▶ _Problem requirements_: Pictures stay out of the copy; restate everything else in the material exactly.

▶ _Source material_:

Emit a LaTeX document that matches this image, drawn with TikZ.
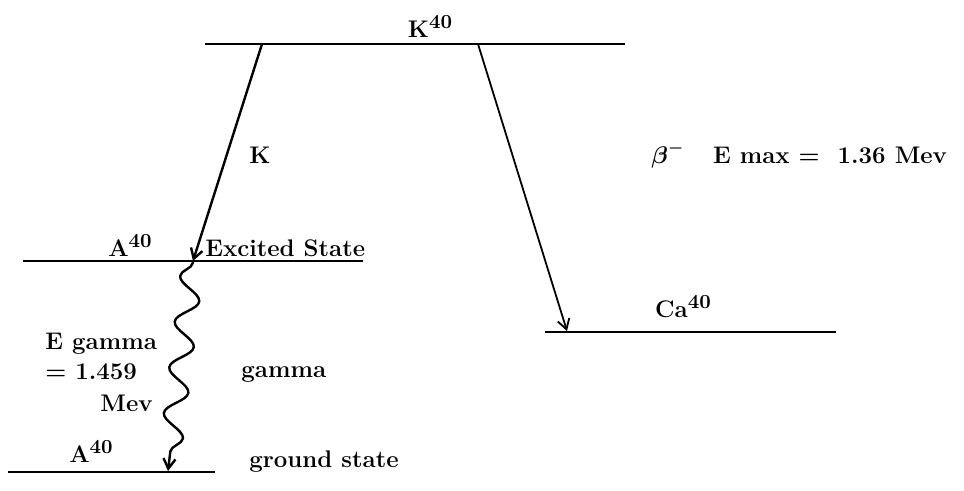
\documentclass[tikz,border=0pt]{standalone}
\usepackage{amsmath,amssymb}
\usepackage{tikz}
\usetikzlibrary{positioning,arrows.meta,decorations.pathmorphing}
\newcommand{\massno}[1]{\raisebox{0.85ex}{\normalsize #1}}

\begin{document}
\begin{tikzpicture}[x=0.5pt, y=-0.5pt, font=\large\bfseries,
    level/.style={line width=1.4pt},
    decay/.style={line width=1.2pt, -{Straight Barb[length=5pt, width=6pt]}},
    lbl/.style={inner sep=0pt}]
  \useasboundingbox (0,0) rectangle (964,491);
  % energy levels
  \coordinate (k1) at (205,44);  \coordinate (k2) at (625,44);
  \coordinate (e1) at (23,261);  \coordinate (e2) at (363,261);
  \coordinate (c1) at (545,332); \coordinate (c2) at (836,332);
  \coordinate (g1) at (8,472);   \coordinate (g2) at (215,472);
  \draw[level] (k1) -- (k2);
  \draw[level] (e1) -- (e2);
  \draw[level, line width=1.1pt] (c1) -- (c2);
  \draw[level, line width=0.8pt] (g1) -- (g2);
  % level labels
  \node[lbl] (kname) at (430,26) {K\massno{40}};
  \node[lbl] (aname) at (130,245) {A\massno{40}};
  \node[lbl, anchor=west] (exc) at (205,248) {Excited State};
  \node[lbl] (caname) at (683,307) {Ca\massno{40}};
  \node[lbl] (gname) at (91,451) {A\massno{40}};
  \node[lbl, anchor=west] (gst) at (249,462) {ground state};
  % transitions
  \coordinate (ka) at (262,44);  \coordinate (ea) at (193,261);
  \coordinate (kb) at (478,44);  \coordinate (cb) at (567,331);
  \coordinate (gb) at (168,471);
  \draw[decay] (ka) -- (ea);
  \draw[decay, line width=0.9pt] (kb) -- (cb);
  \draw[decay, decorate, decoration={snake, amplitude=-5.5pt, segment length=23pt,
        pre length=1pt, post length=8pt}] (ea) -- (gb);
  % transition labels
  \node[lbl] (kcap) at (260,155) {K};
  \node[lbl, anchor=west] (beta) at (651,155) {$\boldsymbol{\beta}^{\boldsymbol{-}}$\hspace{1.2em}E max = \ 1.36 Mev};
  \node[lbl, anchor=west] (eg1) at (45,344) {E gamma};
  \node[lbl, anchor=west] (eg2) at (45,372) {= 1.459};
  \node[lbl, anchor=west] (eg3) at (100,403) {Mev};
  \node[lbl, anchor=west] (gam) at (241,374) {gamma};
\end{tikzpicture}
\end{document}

▶ _Solution_:
Emit a LaTeX document that matches this image, drawn with TikZ.
\documentclass[tikz,border=0pt]{standalone}
\usepackage{amsmath,amssymb}
\usepackage{tikz}
\usetikzlibrary{positioning,arrows.meta,decorations.pathmorphing}
\newcommand{\massno}[1]{\raisebox{0.85ex}{\normalsize #1}}

\begin{document}
\begin{tikzpicture}[x=0.5pt, y=-0.5pt, font=\large\bfseries,
    level/.style={line width=1.4pt},
    decay/.style={line width=1.2pt, -{Straight Barb[length=5pt, width=6pt]}},
    lbl/.style={inner sep=0pt}]
  \useasboundingbox (0,0) rectangle (964,491);
  % energy levels
  \coordinate (k1) at (205,44);  \coordinate (k2) at (625,44);
  \coordinate (e1) at (23,261);  \coordinate (e2) at (363,261);
  \coordinate (c1) at (545,332); \coordinate (c2) at (836,332);
  \coordinate (g1) at (8,472);   \coordinate (g2) at (215,472);
  \draw[level] (k1) -- (k2);
  \draw[level] (e1) -- (e2);
  \draw[level, line width=1.1pt] (c1) -- (c2);
  \draw[level, line width=0.8pt] (g1) -- (g2);
  % level labels
  \node[lbl] (kname) at (430,26) {K\massno{40}};
  \node[lbl] (aname) at (130,245) {A\massno{40}};
  \node[lbl, anchor=west] (exc) at (205,248) {Excited State};
  \node[lbl] (caname) at (683,307) {Ca\massno{40}};
  \node[lbl] (gname) at (91,451) {A\massno{40}};
  \node[lbl, anchor=west] (gst) at (249,462) {ground state};
  % transitions
  \coordinate (ka) at (262,44);  \coordinate (ea) at (193,261);
  \coordinate (kb) at (478,44);  \coordinate (cb) at (567,331);
  \coordinate (gb) at (168,471);
  \draw[decay] (ka) -- (ea);
  \draw[decay, line width=0.9pt] (kb) -- (cb);
  \draw[decay, decorate, decoration={snake, amplitude=-5.5pt, segment length=23pt,
        pre length=1pt, post length=8pt}] (ea) -- (gb);
  % transition labels
  \node[lbl] (kcap) at (260,155) {K};
  \node[lbl, anchor=west] (beta) at (651,155) {$\boldsymbol{\beta}^{\boldsymbol{-}}$\hspace{1.2em}E max = \ 1.36 Mev};
  \node[lbl, anchor=west] (eg1) at (45,344) {E gamma};
  \node[lbl, anchor=west] (eg2) at (45,372) {= 1.459};
  \node[lbl, anchor=west] (eg3) at (100,403) {Mev};
  \node[lbl, anchor=west] (gam) at (241,374) {gamma};
\end{tikzpicture}
\end{document}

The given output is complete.